Description:
Manner of Titian (Tiziano Vecelli - Italian, 1485-1576) An Oil on Canvas "Sleeping Cupid" within a gilt and black decorated gesso frame. A label on reverse reads "Hon. Acad. of Arts - L. No. Lynde", circa: 1700s.
Provenance:
Private collection, Vienna, Austria, circa 1750-1949;
Private American collection, 1949 to present.
Canvas Height: 25 inches (63.5 cm)
Canvas Width: 30 inches (76.2 cm)
Frame Height: 34 5/8 inches (88 cm)
Frame Width: 39 7/8 inches (101.3 cm)
Frame Depth: 3 3/4 inches (9.5 cm)
Ref.: A2677 - Lot 11152










Tiziano Vecelli or Vecellio (c.?1488/90 – 27 August 1576), known in English as Titian was an Italian (Venetian) painter of the Renaissance, considered the most important member of the 16th century Venetian School. He was born in Pieve di Cadore, near Belluno. During his lifetime he was often called da Cadore, 'from Cadore', taken from his native region.
Recognized by his contemporaries as "The Sun Amidst Small Stars" (recalling the final line of Dante's Paradiso), Titian was one of the most versatile of Italian painters, equally adept with portraits, landscape backgrounds, and mythological and religious subjects. His painting methods, particularly in the application and use of colour, exercised a profound influence not only on painters of the late Italian Renaissance, but on future generations of Western artists.

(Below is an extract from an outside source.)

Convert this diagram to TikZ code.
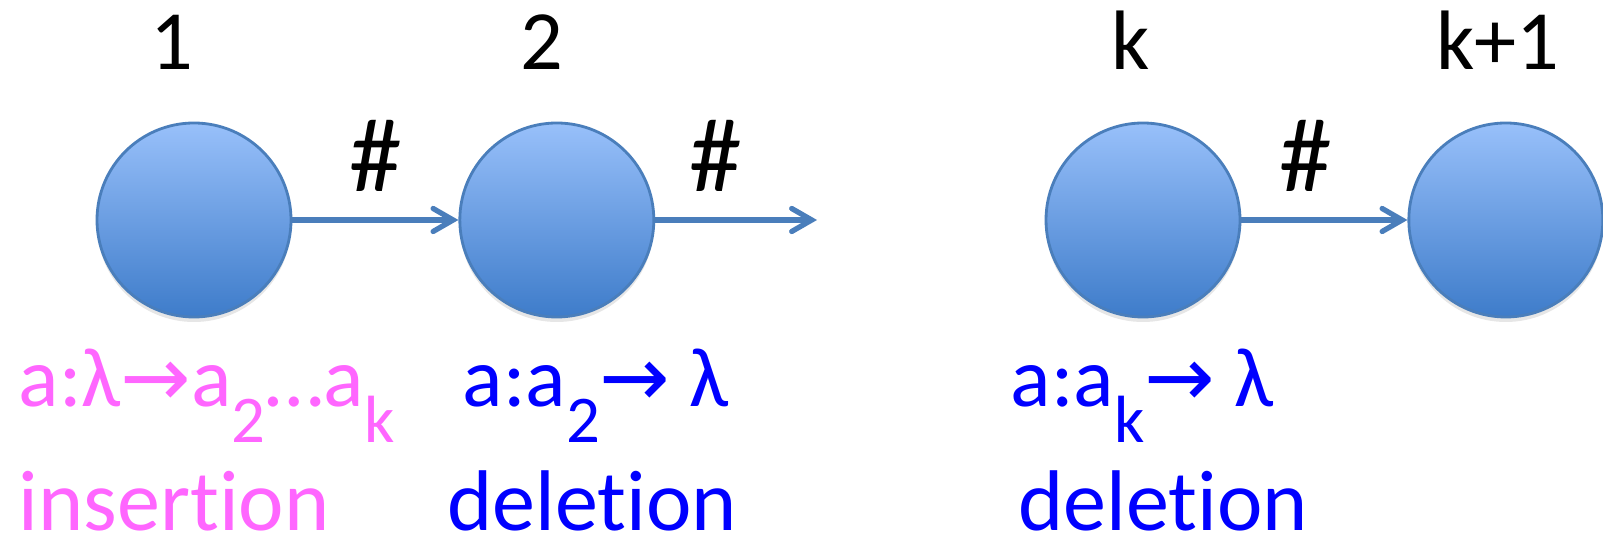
\documentclass[tikz,border=0pt]{standalone}
\usepackage{fontspec}
\setmainfont{Carlito}[Ligatures={NoCommon,NoRequired,NoContextual}]
\newfontfamily\arrowfont{DejaVu Sans}
\usetikzlibrary{arrows.meta,positioning,shadows}
\definecolor{stateTop}{RGB}{152,192,250}
\definecolor{stateBot}{RGB}{62,124,202}
\definecolor{stateEdge}{RGB}{74,126,187}
\definecolor{insPink}{RGB}{255,102,255}
\definecolor{delBlue}{RGB}{0,0,255}
\newcommand{\lowidx}[1]{\raisebox{-0.42em}{\fontsize{19}{19}\selectfont #1}}
\newcommand{\rarr}{{\arrowfont →}}

\begin{document}
\begin{tikzpicture}[
  font=\fontsize{24}{28}\selectfont,
  node distance=1.66cm,
  state/.style={circle, draw=stateEdge, line width=0.8pt, minimum size=1.94cm,
    inner sep=0pt, top color=stateTop, bottom color=stateBot,
    drop shadow={opacity=0.2, shadow xshift=0pt, shadow yshift=-0.5mm}},
  num/.style={anchor=base, inner sep=0pt},
  hash/.style={anchor=base, inner sep=0pt, yshift=2.8mm, font=\fontsize{30}{32}\selectfont},
  rule/.style={anchor=base west, inner sep=0pt, font=\fontsize{24}{28}\selectfont},
  kind/.style={anchor=base west, inner sep=0pt, font=\fontsize{24.5}{28}\selectfont},
  arr/.style={-{Straight Barb[length=2mm, width=2.3mm, line cap=round]},
    line width=1.5pt, draw=stateEdge}
]
\useasboundingbox (0,0) rectangle (16.03,-5.35);

\node[state] (s1) at (1.94,-2.20) {};
\node[state, right=of s1] (s2) {};
\node[state] (sk) at (11.43,-2.20) {};
\node[state, right=of sk] (sk1) {};
\coordinate (out2) at (8.17,-2.20);

\node[num] (n1) at (1.72,-0.70) {1};
\node[num] (n2) at (5.42,-0.70) {2};
\node[num] (nk) at (11.31,-0.70) {k};
\node[num] (nk1) at (14.98,-0.70) {k+1};

\draw[arr] (s1) -- node[hash] (h1) {\#} (s2);
\draw[arr] (s2) -- node[hash, xshift=-2mm] (h2) {\#} (out2);
\draw[arr] (sk) -- node[hash, xshift=-1.9mm] (hk) {\#} (sk1);

\node[rule, text=insPink] (r1) at (0.18,-4.07) {a:λ\rarr a\lowidx{2}…a\lowidx{k}};
\node[rule, text=delBlue] (r2) at (4.62,-4.07) {a:a\lowidx{2}\rarr{} λ};
\node[rule, text=delBlue] (rk) at (10.10,-4.07) {a:a\lowidx{k}\rarr{} λ};

\node[kind, text=insPink] (t1) at (0.18,-5.31) {insertion};
\node[kind, text=delBlue] (t2) at (4.47,-5.31) {deletion};
\node[kind, text=delBlue] (tk) at (10.18,-5.31) {deletion};

\end{tikzpicture}
\end{document}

His career was successful from the start, and he became sought after by patrons, initially from Venice and its possessions, then joined by the north Italian princes, and finally the Habsburgs and papacy. Along with Giorgione, he is considered a founder of the Venetian School of Italian Renaissance painting.
During the course of his long life, Titian's artistic manner changed drastically, but he retained a lifelong interest in color. Although his mature works may not contain the vivid, luminous tints of his early pieces, their loose brushwork and subtlety of tone were without precedent in the history of Western painting.